And the winner is .... ! A test of simple predictors of plant species richness in agricultural grasslands

Land-use intensification, nutrient enrichment and enhanced productivity levels are major drivers of the current biodiversity loss in agricultural grasslands. Although these drivers are potentially strongly causally linked, their potential to explain changes in biodiversity can enhance each other and often varies over time. Here, we explored the explanatory power of different abiotic drivers and the Ellenberg indicator value for nutrient availability to predict plant species richness using data of 150 grassland plots over seven years. The approach also allows to assess the temporal robustness of many of these drivers. Our results revealed the Ellenberg indicator value for nutrients to be the best and temporally most consistent predictor of plant species richness. Unweighted mean Ellenberg values showed an even stronger negative relationship to plant species richness than abundance weighted mean values. Direct measurements of soil and plant biomass nutrients, aboveground biomass and land use intensity predicted plant species richness less well and showed considerable temporal variability in the respective association.

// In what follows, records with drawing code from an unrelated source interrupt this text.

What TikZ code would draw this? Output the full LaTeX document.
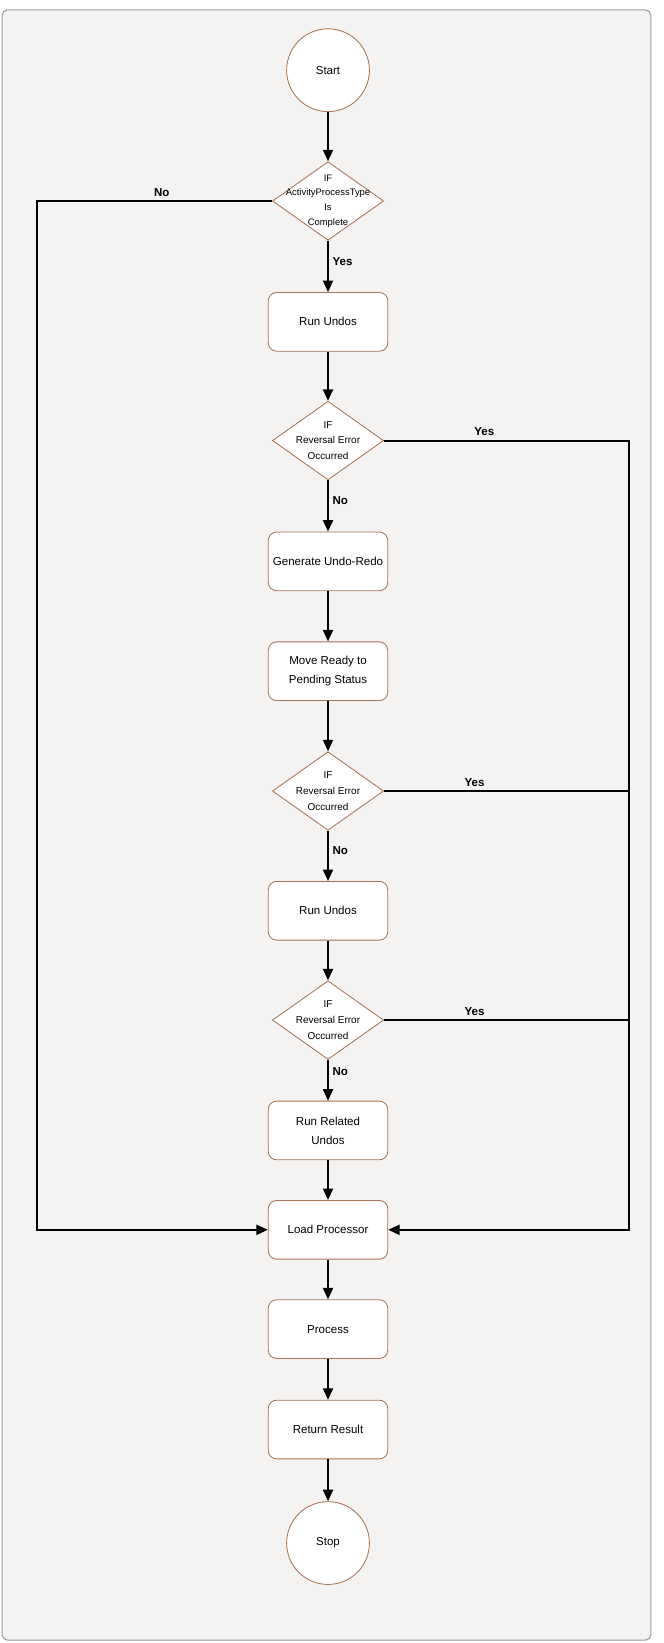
\documentclass[tikz,border=0pt]{standalone}
\usepackage{fontspec}
\setmainfont{Liberation Sans}
\usetikzlibrary{shapes.geometric,arrows.meta,positioning,calc}

\definecolor{paper}{RGB}{245,243,241}
\definecolor{frameline}{RGB}{155,155,155}
\definecolor{edgebrown}{RGB}{165,115,85}

\begin{document}
\begin{tikzpicture}[
    x=1pt, y=-1pt,
    box/.style={rectangle, draw=edgebrown, line width=0.8pt, rounded corners=8pt, fill=white, minimum width=114pt, minimum height=56pt, align=center, font=\fontsize{11}{18}\selectfont},
    term/.style={circle, draw=edgebrown, line width=0.8pt, fill=white, minimum size=79pt, inner sep=0pt, font=\fontsize{11}{13}\selectfont},
    decision/.style={diamond, draw=edgebrown, line width=0.8pt, fill=white, minimum width=106pt, minimum height=75pt, inner sep=0pt},
    dtext/.style={align=center, inner sep=0pt, font=\fontsize{9.5}{15}\selectfont},
    arrow/.style={-{Triangle[length=11pt,width=9.5pt]}, line width=2pt},
    line/.style={line width=2pt},
    answer/.style={font=\fontsize{11}{13}\bfseries\selectfont}
]

% Background sheet
\useasboundingbox (0,0) rectangle (633.6,1567.8);
\draw[draw=frameline, fill=paper, line width=1pt, rounded corners=5pt] (2,9.5) rectangle (621,1565);

% Main column
\node[term] (start) at (313,67) {Start};
\node[decision, below=47pt of start, label={[dtext, font=\fontsize{9}{14}\selectfont]center:{IF\\ActivityProcessType\\Is\\Complete}}] (d1) {};
\node[box, below=49pt of d1] (undo1) {Run Undos};
\node[decision, below=47pt of undo1, label={[dtext]center:{IF\\Reversal Error\\Occurred}}] (d2) {};
\node[box, below=49pt of d2] (genredo) {Generate Undo-Redo};
\node[box, below=48pt of genredo] (moveready) {Move Ready to\\Pending Status};
\node[decision, below=48pt of moveready, label={[dtext]center:{IF\\Reversal Error\\Occurred}}] (d3) {};
\node[box, below=48pt of d3] (undo2) {Run Undos};
\node[decision, below=38pt of undo2, label={[dtext]center:{IF\\Reversal Error\\Occurred}}] (d4) {};
\node[box, below=39pt of d4] (related) {Run Related\\Undos};
\node[box, below=38pt of related] (loadproc) {Load Processor};
\node[box, below=38pt of loadproc] (process) {Process};
\node[box, below=39pt of process] (result) {Return Result};
\node[term, below=40pt of result] (stop) {Stop};

% Straight flow
\draw[arrow] (start) -- (d1);
\draw[arrow] (d1) -- node[answer, right, pos=0.4] {Yes} (undo1);
\draw[arrow] (undo1) -- (d2);
\draw[arrow] (d2) -- node[answer, right, pos=0.4] {No} (genredo);
\draw[arrow] (genredo) -- (moveready);
\draw[arrow] (moveready) -- (d3);
\draw[arrow] (d3) -- node[answer, right, pos=0.4] {No} (undo2);
\draw[arrow] (undo2) -- (d4);
\draw[arrow] (d4) -- node[answer, right, pos=0.3] {No} (related);
\draw[arrow] (related) -- (loadproc);
\draw[arrow] (loadproc) -- (process);
\draw[arrow] (process) -- (result);
\draw[arrow] (result) -- (stop);

% Left bypass
\draw[arrow] (d1.west) -- node[answer, above, pos=0.47] {No} ++(-224,0) |- (loadproc.west);

% Right error rail
\coordinate (rail) at (600,0);
\draw[arrow] (d2.east) -- node[answer, above, pos=0.41] {Yes} (d2.east -| rail) |- (loadproc.east);
\draw[line] (d3.east) -- node[answer, above, pos=0.37] {Yes} (d3.east -| rail);
\draw[line] (d4.east) -- node[answer, above, pos=0.37] {Yes} (d4.east -| rail);

\end{tikzpicture}
\end{document}
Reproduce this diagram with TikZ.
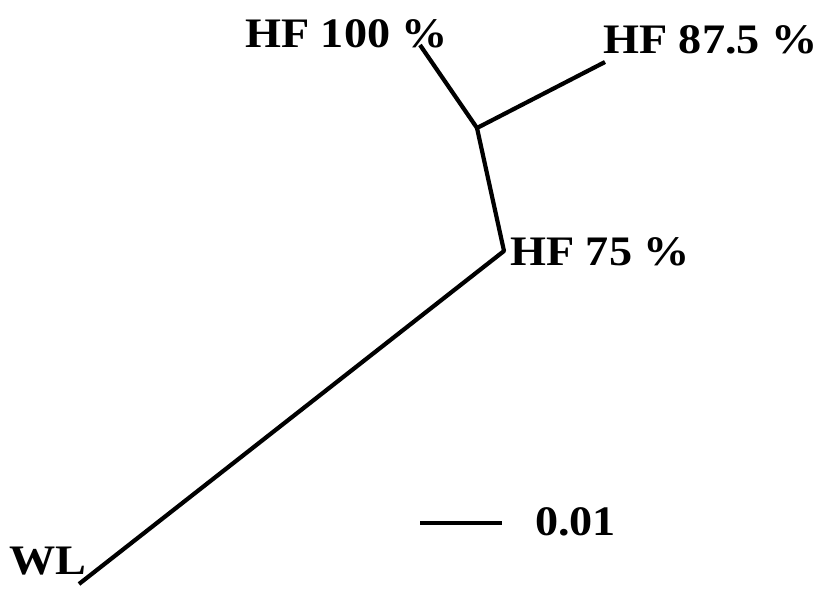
\documentclass[tikz,border=0pt]{standalone}
\usepackage{fontspec}
\setmainfont{Liberation Serif}
\newcommand{\widelbl}[1]{\scalebox{1.1}[1]{#1}}
\begin{document}
\begin{tikzpicture}[x=1pt, y=-1pt,
    branch/.style={line width=4.2pt, line join=round},
    taxon/.style={font=\bfseries\fontsize{42}{42}\selectfont,
      inner sep=0pt, anchor=base west},
  ]
  \useasboundingbox (0,0) rectangle (830,590);

  % Tree
  \coordinate (hf100) at (420,45);
  \coordinate (inner) at (477,128);
  \coordinate (hf875) at (605,62);
  \coordinate (hf75)  at (504,251);
  \coordinate (wl)    at (79,584);

  \draw[branch] (hf100) -- (inner) -- (hf75) -- (wl);
  \draw[branch] (inner) -- (hf875);

  % Labels
  \node[taxon] (lab100) at (245,47)  {\widelbl{HF 100 \%}};
  \node[taxon] (lab875) at (603,53)  {\widelbl{HF 87.5 \%}};
  \node[taxon] (lab75)  at (510,265) {\widelbl{HF 75 \%}};
  \node[taxon] (labwl)  at (9,574)   {\widelbl{WL}};

  % Scale bar
  \coordinate (bara) at (420,523);
  \coordinate (barb) at (502,523);
  \draw[branch] (bara) -- (barb);
  \node[taxon] (labbar) at (535,535) {\widelbl{0.01}};
\end{tikzpicture}
\end{document}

In case of biomass nitrogen and phosphorus concentrations, current year weather conditions are assumed to strongly affect the strength of the relationship by shifting the phenological development considerable among sampling years. Although mainly driven by aboveground biomass, a combination of biomass nutrient concentrations with productivity, i.e. the nutrient stock in the aboveground biomass, turned out to better predict plant species richness than its single components and inter-annual variability in the relationship was markedly lower. Especially for aboveground biomass and the intensity of land-use, long-term mean values significantly improved the explanatory power compared to single year measurements. We conclude that studies explaining biodiversity changes should carefully take into account temporal variability in the drivers under study before judging the strength of a particular mechanistic relationship.